Date of Award:

5-2014

Document Type:

Thesis

Degree Name:

Master of Science (MS)

Department:

Electrical and Computer Engineering

Committee Chair(s)

Jacob Gunther

Committee

Jacob Gunther

Committee

Todd Moon

Committee

Adele Cutler

Abstract

Hyperspectral imaging (HSI) produces spatial images with pixels that, instead of consisting of three colors, consist of hundreds of spectral measurements. Because there are so many measurements for each pixel, analysis of HSI is difficult. Frequently, standard techniques are used to help make analysis more tractable by representing the HSI data in a different manner.

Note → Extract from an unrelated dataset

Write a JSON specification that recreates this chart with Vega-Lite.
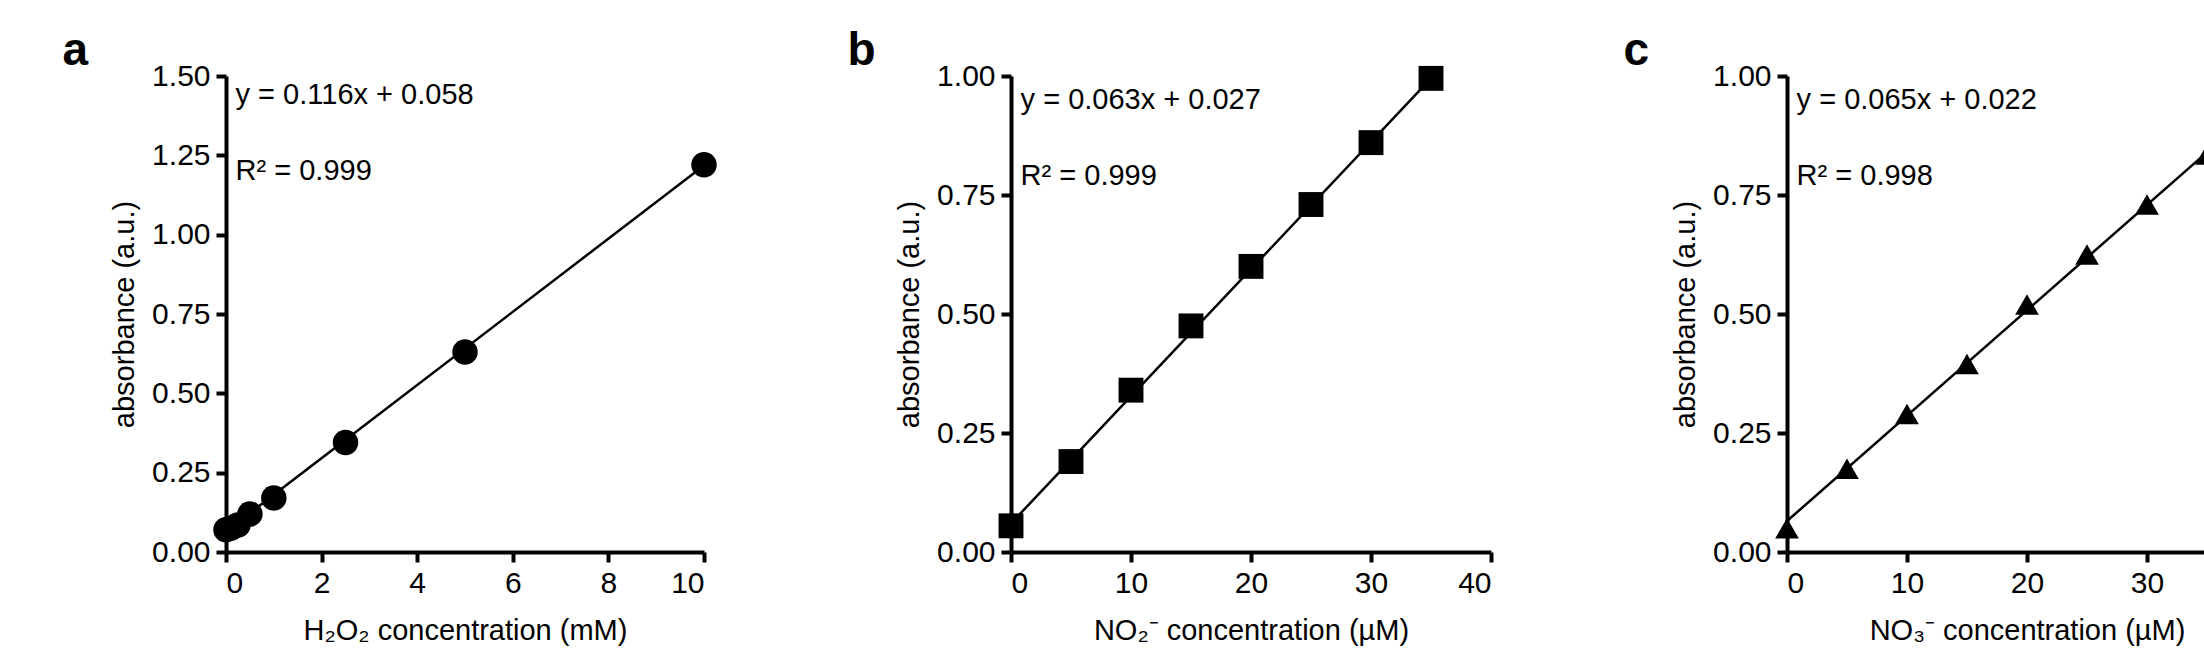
{
  "$schema": "https://vega.github.io/schema/vega-lite/v6.json",
  "background": "white",
  "padding": {"left": 62, "top": 28, "right": 10, "bottom": 5},
  "config": {
    "view": {"stroke": null},
    "font": "Liberation Sans",
    "axis": {
      "domainColor": "black", "domainWidth": 4, "tickColor": "black", "tickWidth": 4,
      "tickSize": 10, "grid": false, "labelFontSize": 30, "titleFontSize": 29,
      "labelColor": "black", "titleColor": "black", "titleFontWeight": "normal",
      "labelPadding": 6
    },
    "title": {"fontSize": 46, "fontWeight": "bold", "anchor": "start", "frame": "bounds", "dx": -48, "offset": -14}
  },
  "spacing": 130,
  "hconcat": [
    {
      "title": "a",
      "width": 478, "height": 476,
      "data": {"values": [
        {"x": 0, "y": 0.07}, {"x": 0.1, "y": 0.075}, {"x": 0.25, "y": 0.085},
        {"x": 0.5, "y": 0.12}, {"x": 1, "y": 0.17}, {"x": 2.5, "y": 0.345},
        {"x": 5, "y": 0.63}, {"x": 10, "y": 1.22}
      ]},
      "encoding": {
        "x": {"field": "x", "type": "quantitative", "scale": {"domain": [0, 10], "nice": false},
          "axis": {"values": [0, 2, 4, 6, 8, 10], "title": "H₂O₂ concentration (mM)", "titlePadding": 18}},
        "y": {"field": "y", "type": "quantitative", "scale": {"domain": [0, 1.5], "nice": false},
          "axis": {"values": [0, 0.25, 0.5, 0.75, 1, 1.25, 1.5], "format": ".2f", "title": "absorbance (a.u.)", "titlePadding": 12}}
      },
      "layer": [
        {"data": {"values": [{"x": 0, "y": 0.065}, {"x": 10, "y": 1.218}]},
         "mark": {"type": "line", "color": "black", "strokeWidth": 2.5}},
        {"mark": {"type": "point", "shape": "circle", "filled": true, "opacity": 1, "color": "black", "size": 650}},
        {"data": {"values": [{"x": 0.2, "y": 1.44, "t": "y = 0.116x + 0.058"}, {"x": 0.2, "y": 1.2, "t": "R² = 0.999"}]},
         "mark": {"type": "text", "align": "left", "fontSize": 29, "color": "black"},
         "encoding": {"text": {"field": "t"}}}
      ]
    },
    {
      "title": "b",
      "width": 480, "height": 476,
      "data": {"values": [
        {"x": 0, "y": 0.055}, {"x": 5, "y": 0.19}, {"x": 10, "y": 0.34}, {"x": 15, "y": 0.475},
        {"x": 20, "y": 0.6}, {"x": 25, "y": 0.73}, {"x": 30, "y": 0.86}, {"x": 35, "y": 0.995}
      ]},
      "encoding": {
        "x": {"field": "x", "type": "quantitative", "scale": {"domain": [0, 40], "nice": false},
          "axis": {"values": [0, 10, 20, 30, 40], "title": "NO₂⁻ concentration (µM)", "titlePadding": 18}},
        "y": {"field": "y", "type": "quantitative", "scale": {"domain": [0, 1], "nice": false},
          "axis": {"values": [0, 0.25, 0.5, 0.75, 1], "format": ".2f", "title": "absorbance (a.u.)", "titlePadding": 12}}
      },
      "layer": [
        {"data": {"values": [{"x": 0, "y": 0.06}, {"x": 35, "y": 0.995}]},
         "mark": {"type": "line", "color": "black", "strokeWidth": 2.5}},
        {"mark": {"type": "point", "shape": "square", "filled": true, "opacity": 1, "color": "black", "size": 620}},
        {"data": {"values": [{"x": 0.8, "y": 0.95, "t": "y = 0.063x + 0.027"}, {"x": 0.8, "y": 0.79, "t": "R² = 0.999"}]},
         "mark": {"type": "text", "align": "left", "fontSize": 29, "color": "black"},
         "encoding": {"text": {"field": "t"}}}
      ]
    },
    {
      "title": "c",
      "width": 480, "height": 476,
      "data": {"values": [
        {"x": 0, "y": 0.05}, {"x": 5, "y": 0.175}, {"x": 10, "y": 0.29}, {"x": 15, "y": 0.395},
        {"x": 20, "y": 0.52}, {"x": 25, "y": 0.625}, {"x": 30, "y": 0.73}, {"x": 35, "y": 0.835}
      ]},
      "encoding": {
        "x": {"field": "x", "type": "quantitative", "scale": {"domain": [0, 40], "nice": false},
          "axis": {"values": [0, 10, 20, 30, 40], "title": "NO₃⁻ concentration (µM)", "titlePadding": 18}},
        "y": {"field": "y", "type": "quantitative", "scale": {"domain": [0, 1], "nice": false},
          "axis": {"values": [0, 0.25, 0.5, 0.75, 1], "format": ".2f", "title": "absorbance (a.u.)", "titlePadding": 12}}
      },
      "layer": [
        {"data": {"values": [{"x": 0, "y": 0.065}, {"x": 35, "y": 0.84}]},
         "mark": {"type": "line", "color": "black", "strokeWidth": 2.5}},
        {"mark": {"type": "point", "shape": "triangle-up", "filled": true, "opacity": 1, "color": "black", "size": 560}},
        {"data": {"values": [{"x": 0.8, "y": 0.95, "t": "y = 0.065x + 0.022"}, {"x": 0.8, "y": 0.79, "t": "R² = 0.998"}]},
         "mark": {"type": "text", "align": "left", "fontSize": 29, "color": "black"},
         "encoding": {"text": {"field": "t"}}}
      ]
    }
  ]
}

This research explores the utility of representing the HSI data in a learned dictionary basis for the express purpose of material identification and classification. Multiclass classification is performed on the transformed data using the RandomForests algorithm. Performance results are reported.

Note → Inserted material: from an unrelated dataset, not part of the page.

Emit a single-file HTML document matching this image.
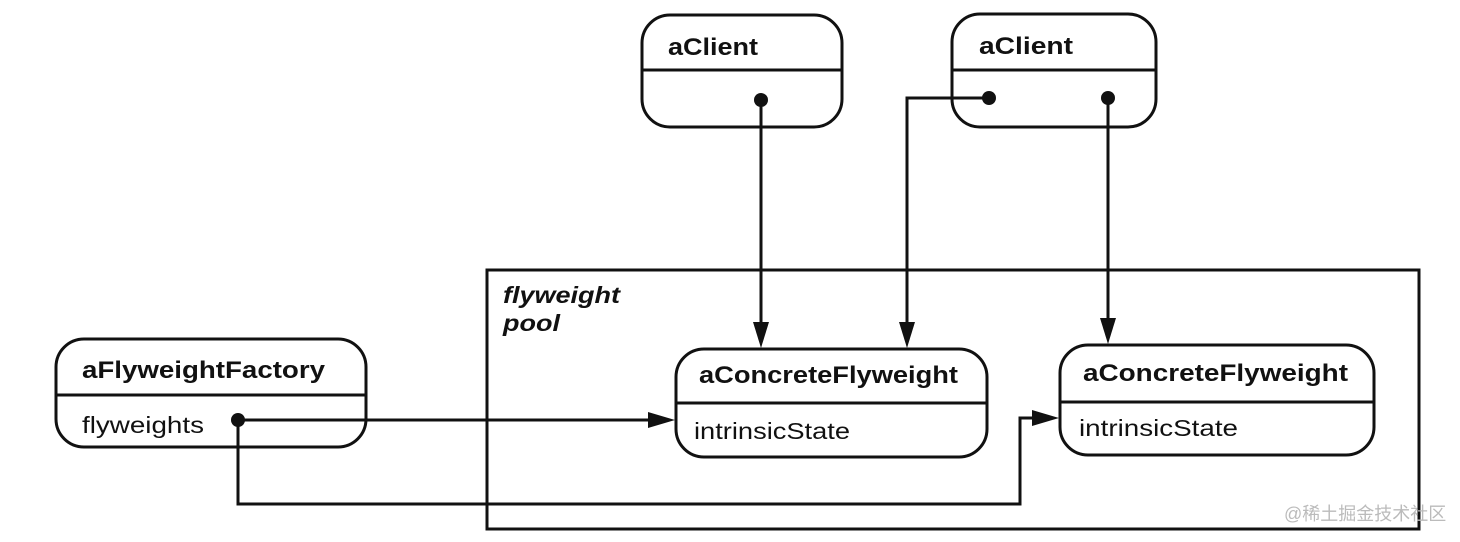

In addition to classification, single material detection is considered also. Commonly used detection algorithm performance is demonstrated on both raw radiance pixels and HSI represented in dictionary-learned bases. Comparison results are shown which indicate that detection on dictionary-learned sparse representations perform as well as detection on radiance. In addition, a different method of performing detection, capitalizing on dictionary learning is established and performance comparisons are reported, showing gains over traditional detection methods.